**** Given information ****

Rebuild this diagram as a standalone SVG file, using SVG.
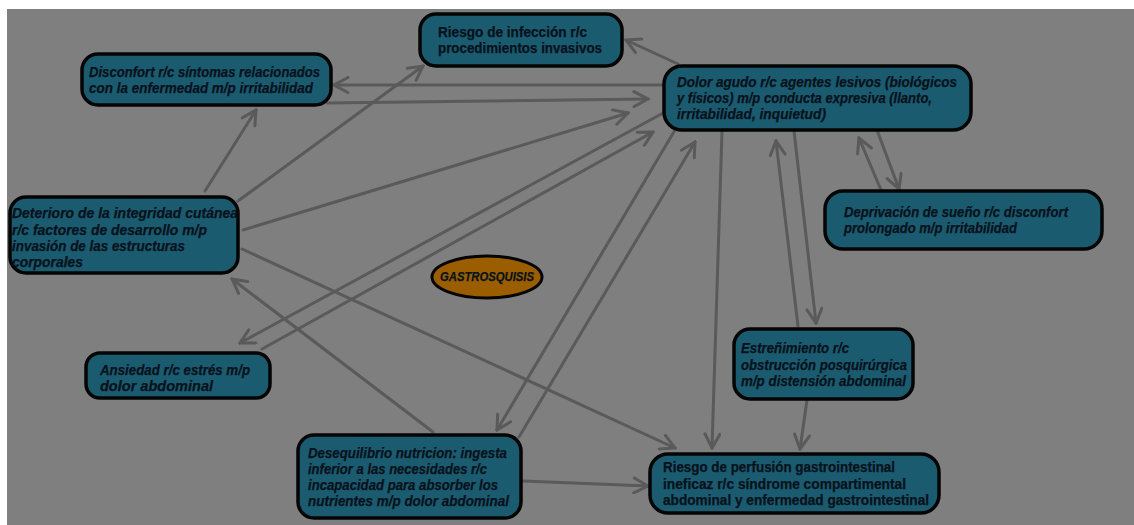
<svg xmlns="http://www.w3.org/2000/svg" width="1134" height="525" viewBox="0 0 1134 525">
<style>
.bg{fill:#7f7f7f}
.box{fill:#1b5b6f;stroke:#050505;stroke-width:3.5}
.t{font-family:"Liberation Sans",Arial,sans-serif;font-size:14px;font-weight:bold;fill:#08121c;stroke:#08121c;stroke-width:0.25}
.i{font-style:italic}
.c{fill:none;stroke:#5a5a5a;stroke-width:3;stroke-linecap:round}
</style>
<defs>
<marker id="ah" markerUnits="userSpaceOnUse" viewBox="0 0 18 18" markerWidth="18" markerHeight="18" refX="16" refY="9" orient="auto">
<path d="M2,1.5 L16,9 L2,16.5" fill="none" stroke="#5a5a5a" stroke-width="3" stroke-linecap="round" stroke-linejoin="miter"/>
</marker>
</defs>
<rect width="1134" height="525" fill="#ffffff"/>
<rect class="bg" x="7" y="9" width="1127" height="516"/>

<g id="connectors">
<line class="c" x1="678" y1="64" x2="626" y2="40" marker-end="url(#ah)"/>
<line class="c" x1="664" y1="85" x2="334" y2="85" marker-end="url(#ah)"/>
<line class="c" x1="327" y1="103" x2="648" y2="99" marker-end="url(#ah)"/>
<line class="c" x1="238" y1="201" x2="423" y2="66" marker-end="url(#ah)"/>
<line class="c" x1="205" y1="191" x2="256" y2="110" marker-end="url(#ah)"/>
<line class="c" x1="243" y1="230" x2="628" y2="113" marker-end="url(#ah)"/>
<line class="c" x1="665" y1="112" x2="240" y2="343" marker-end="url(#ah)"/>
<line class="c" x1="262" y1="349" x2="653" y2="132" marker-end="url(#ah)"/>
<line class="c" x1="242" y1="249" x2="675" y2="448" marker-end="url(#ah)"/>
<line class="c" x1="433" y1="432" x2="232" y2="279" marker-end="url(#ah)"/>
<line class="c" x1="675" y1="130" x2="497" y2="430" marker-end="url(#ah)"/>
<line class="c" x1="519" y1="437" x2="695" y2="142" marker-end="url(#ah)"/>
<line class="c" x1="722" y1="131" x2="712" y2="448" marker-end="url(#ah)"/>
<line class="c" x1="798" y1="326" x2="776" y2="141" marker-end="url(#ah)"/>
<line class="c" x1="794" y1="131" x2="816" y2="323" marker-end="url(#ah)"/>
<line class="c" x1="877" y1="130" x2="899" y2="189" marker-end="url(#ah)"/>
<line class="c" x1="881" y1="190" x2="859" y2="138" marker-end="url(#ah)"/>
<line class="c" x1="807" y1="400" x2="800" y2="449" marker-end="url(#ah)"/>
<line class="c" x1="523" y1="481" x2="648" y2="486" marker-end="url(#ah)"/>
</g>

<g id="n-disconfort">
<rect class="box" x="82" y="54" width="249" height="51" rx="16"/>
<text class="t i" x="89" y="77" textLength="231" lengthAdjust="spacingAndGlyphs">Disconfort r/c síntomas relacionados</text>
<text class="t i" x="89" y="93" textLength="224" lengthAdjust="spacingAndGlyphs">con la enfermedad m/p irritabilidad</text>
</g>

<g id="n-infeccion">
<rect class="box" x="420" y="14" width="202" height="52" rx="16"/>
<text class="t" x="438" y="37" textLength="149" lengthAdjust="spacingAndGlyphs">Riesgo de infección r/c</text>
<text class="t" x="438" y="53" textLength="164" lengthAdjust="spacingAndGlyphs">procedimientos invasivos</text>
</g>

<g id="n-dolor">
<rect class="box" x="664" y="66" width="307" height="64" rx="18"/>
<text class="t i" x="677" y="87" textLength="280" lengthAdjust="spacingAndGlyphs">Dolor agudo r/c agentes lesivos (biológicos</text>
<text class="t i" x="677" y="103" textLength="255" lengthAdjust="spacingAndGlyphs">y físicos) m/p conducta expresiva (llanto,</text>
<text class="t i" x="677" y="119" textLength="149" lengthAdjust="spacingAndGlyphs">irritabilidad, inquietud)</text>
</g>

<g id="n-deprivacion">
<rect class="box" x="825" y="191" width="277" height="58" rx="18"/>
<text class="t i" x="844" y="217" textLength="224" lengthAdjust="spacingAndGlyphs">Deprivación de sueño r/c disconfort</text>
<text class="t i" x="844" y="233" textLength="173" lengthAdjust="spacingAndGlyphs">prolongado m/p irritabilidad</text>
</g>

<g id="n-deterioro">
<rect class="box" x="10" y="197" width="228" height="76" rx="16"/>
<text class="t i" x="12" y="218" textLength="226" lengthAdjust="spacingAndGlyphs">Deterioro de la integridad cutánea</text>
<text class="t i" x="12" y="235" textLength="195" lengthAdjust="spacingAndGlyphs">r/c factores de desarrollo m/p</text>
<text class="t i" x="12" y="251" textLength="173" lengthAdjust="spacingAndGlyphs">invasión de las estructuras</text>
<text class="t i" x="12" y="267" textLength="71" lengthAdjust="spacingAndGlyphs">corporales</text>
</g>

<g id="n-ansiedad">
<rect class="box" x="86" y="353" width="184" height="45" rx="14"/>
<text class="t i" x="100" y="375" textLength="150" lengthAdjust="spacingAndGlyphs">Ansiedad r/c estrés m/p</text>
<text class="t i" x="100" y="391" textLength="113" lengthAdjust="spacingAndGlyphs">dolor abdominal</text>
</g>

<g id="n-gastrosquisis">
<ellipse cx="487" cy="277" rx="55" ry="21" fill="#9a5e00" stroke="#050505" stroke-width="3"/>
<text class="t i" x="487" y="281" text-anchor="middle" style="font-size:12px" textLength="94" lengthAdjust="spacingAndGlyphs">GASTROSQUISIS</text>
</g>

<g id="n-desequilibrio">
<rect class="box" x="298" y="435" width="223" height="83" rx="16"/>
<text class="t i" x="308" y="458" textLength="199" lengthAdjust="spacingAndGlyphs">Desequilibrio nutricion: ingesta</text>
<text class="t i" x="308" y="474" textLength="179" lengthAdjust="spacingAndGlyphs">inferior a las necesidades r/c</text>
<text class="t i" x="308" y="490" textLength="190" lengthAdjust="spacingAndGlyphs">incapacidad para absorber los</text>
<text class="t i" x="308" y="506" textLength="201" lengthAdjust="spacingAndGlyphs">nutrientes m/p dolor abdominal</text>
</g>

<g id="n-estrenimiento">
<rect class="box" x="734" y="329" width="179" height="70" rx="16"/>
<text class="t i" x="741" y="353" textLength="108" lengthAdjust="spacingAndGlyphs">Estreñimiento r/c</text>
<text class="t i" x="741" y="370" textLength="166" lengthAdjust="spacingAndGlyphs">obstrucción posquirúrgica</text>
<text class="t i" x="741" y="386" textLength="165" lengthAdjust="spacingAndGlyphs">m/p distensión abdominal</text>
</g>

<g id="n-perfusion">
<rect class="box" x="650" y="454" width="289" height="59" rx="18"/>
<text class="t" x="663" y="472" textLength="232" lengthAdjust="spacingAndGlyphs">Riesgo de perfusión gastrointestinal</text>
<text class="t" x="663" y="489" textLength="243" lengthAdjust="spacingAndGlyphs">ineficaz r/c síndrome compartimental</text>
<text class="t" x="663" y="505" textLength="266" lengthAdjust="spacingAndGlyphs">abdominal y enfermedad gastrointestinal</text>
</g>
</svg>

****

--- What is needed ---
Every line above should be repeated exactly; pictures stay out of the copy.

--- Problem solution ---
Rebuild this diagram as a standalone SVG file, using SVG.
<svg xmlns="http://www.w3.org/2000/svg" width="1134" height="525" viewBox="0 0 1134 525">
<style>
.bg{fill:#7f7f7f}
.box{fill:#1b5b6f;stroke:#050505;stroke-width:3.5}
.t{font-family:"Liberation Sans",Arial,sans-serif;font-size:14px;font-weight:bold;fill:#08121c;stroke:#08121c;stroke-width:0.25}
.i{font-style:italic}
.c{fill:none;stroke:#5a5a5a;stroke-width:3;stroke-linecap:round}
</style>
<defs>
<marker id="ah" markerUnits="userSpaceOnUse" viewBox="0 0 18 18" markerWidth="18" markerHeight="18" refX="16" refY="9" orient="auto">
<path d="M2,1.5 L16,9 L2,16.5" fill="none" stroke="#5a5a5a" stroke-width="3" stroke-linecap="round" stroke-linejoin="miter"/>
</marker>
</defs>
<rect width="1134" height="525" fill="#ffffff"/>
<rect class="bg" x="7" y="9" width="1127" height="516"/>

<g id="connectors">
<line class="c" x1="678" y1="64" x2="626" y2="40" marker-end="url(#ah)"/>
<line class="c" x1="664" y1="85" x2="334" y2="85" marker-end="url(#ah)"/>
<line class="c" x1="327" y1="103" x2="648" y2="99" marker-end="url(#ah)"/>
<line class="c" x1="238" y1="201" x2="423" y2="66" marker-end="url(#ah)"/>
<line class="c" x1="205" y1="191" x2="256" y2="110" marker-end="url(#ah)"/>
<line class="c" x1="243" y1="230" x2="628" y2="113" marker-end="url(#ah)"/>
<line class="c" x1="665" y1="112" x2="240" y2="343" marker-end="url(#ah)"/>
<line class="c" x1="262" y1="349" x2="653" y2="132" marker-end="url(#ah)"/>
<line class="c" x1="242" y1="249" x2="675" y2="448" marker-end="url(#ah)"/>
<line class="c" x1="433" y1="432" x2="232" y2="279" marker-end="url(#ah)"/>
<line class="c" x1="675" y1="130" x2="497" y2="430" marker-end="url(#ah)"/>
<line class="c" x1="519" y1="437" x2="695" y2="142" marker-end="url(#ah)"/>
<line class="c" x1="722" y1="131" x2="712" y2="448" marker-end="url(#ah)"/>
<line class="c" x1="798" y1="326" x2="776" y2="141" marker-end="url(#ah)"/>
<line class="c" x1="794" y1="131" x2="816" y2="323" marker-end="url(#ah)"/>
<line class="c" x1="877" y1="130" x2="899" y2="189" marker-end="url(#ah)"/>
<line class="c" x1="881" y1="190" x2="859" y2="138" marker-end="url(#ah)"/>
<line class="c" x1="807" y1="400" x2="800" y2="449" marker-end="url(#ah)"/>
<line class="c" x1="523" y1="481" x2="648" y2="486" marker-end="url(#ah)"/>
</g>

<g id="n-disconfort">
<rect class="box" x="82" y="54" width="249" height="51" rx="16"/>
<text class="t i" x="89" y="77" textLength="231" lengthAdjust="spacingAndGlyphs">Disconfort r/c síntomas relacionados</text>
<text class="t i" x="89" y="93" textLength="224" lengthAdjust="spacingAndGlyphs">con la enfermedad m/p irritabilidad</text>
</g>

<g id="n-infeccion">
<rect class="box" x="420" y="14" width="202" height="52" rx="16"/>
<text class="t" x="438" y="37" textLength="149" lengthAdjust="spacingAndGlyphs">Riesgo de infección r/c</text>
<text class="t" x="438" y="53" textLength="164" lengthAdjust="spacingAndGlyphs">procedimientos invasivos</text>
</g>

<g id="n-dolor">
<rect class="box" x="664" y="66" width="307" height="64" rx="18"/>
<text class="t i" x="677" y="87" textLength="280" lengthAdjust="spacingAndGlyphs">Dolor agudo r/c agentes lesivos (biológicos</text>
<text class="t i" x="677" y="103" textLength="255" lengthAdjust="spacingAndGlyphs">y físicos) m/p conducta expresiva (llanto,</text>
<text class="t i" x="677" y="119" textLength="149" lengthAdjust="spacingAndGlyphs">irritabilidad, inquietud)</text>
</g>

<g id="n-deprivacion">
<rect class="box" x="825" y="191" width="277" height="58" rx="18"/>
<text class="t i" x="844" y="217" textLength="224" lengthAdjust="spacingAndGlyphs">Deprivación de sueño r/c disconfort</text>
<text class="t i" x="844" y="233" textLength="173" lengthAdjust="spacingAndGlyphs">prolongado m/p irritabilidad</text>
</g>

<g id="n-deterioro">
<rect class="box" x="10" y="197" width="228" height="76" rx="16"/>
<text class="t i" x="12" y="218" textLength="226" lengthAdjust="spacingAndGlyphs">Deterioro de la integridad cutánea</text>
<text class="t i" x="12" y="235" textLength="195" lengthAdjust="spacingAndGlyphs">r/c factores de desarrollo m/p</text>
<text class="t i" x="12" y="251" textLength="173" lengthAdjust="spacingAndGlyphs">invasión de las estructuras</text>
<text class="t i" x="12" y="267" textLength="71" lengthAdjust="spacingAndGlyphs">corporales</text>
</g>

<g id="n-ansiedad">
<rect class="box" x="86" y="353" width="184" height="45" rx="14"/>
<text class="t i" x="100" y="375" textLength="150" lengthAdjust="spacingAndGlyphs">Ansiedad r/c estrés m/p</text>
<text class="t i" x="100" y="391" textLength="113" lengthAdjust="spacingAndGlyphs">dolor abdominal</text>
</g>

<g id="n-gastrosquisis">
<ellipse cx="487" cy="277" rx="55" ry="21" fill="#9a5e00" stroke="#050505" stroke-width="3"/>
<text class="t i" x="487" y="281" text-anchor="middle" style="font-size:12px" textLength="94" lengthAdjust="spacingAndGlyphs">GASTROSQUISIS</text>
</g>

<g id="n-desequilibrio">
<rect class="box" x="298" y="435" width="223" height="83" rx="16"/>
<text class="t i" x="308" y="458" textLength="199" lengthAdjust="spacingAndGlyphs">Desequilibrio nutricion: ingesta</text>
<text class="t i" x="308" y="474" textLength="179" lengthAdjust="spacingAndGlyphs">inferior a las necesidades r/c</text>
<text class="t i" x="308" y="490" textLength="190" lengthAdjust="spacingAndGlyphs">incapacidad para absorber los</text>
<text class="t i" x="308" y="506" textLength="201" lengthAdjust="spacingAndGlyphs">nutrientes m/p dolor abdominal</text>
</g>

<g id="n-estrenimiento">
<rect class="box" x="734" y="329" width="179" height="70" rx="16"/>
<text class="t i" x="741" y="353" textLength="108" lengthAdjust="spacingAndGlyphs">Estreñimiento r/c</text>
<text class="t i" x="741" y="370" textLength="166" lengthAdjust="spacingAndGlyphs">obstrucción posquirúrgica</text>
<text class="t i" x="741" y="386" textLength="165" lengthAdjust="spacingAndGlyphs">m/p distensión abdominal</text>
</g>

<g id="n-perfusion">
<rect class="box" x="650" y="454" width="289" height="59" rx="18"/>
<text class="t" x="663" y="472" textLength="232" lengthAdjust="spacingAndGlyphs">Riesgo de perfusión gastrointestinal</text>
<text class="t" x="663" y="489" textLength="243" lengthAdjust="spacingAndGlyphs">ineficaz r/c síndrome compartimental</text>
<text class="t" x="663" y="505" textLength="266" lengthAdjust="spacingAndGlyphs">abdominal y enfermedad gastrointestinal</text>
</g>
</svg>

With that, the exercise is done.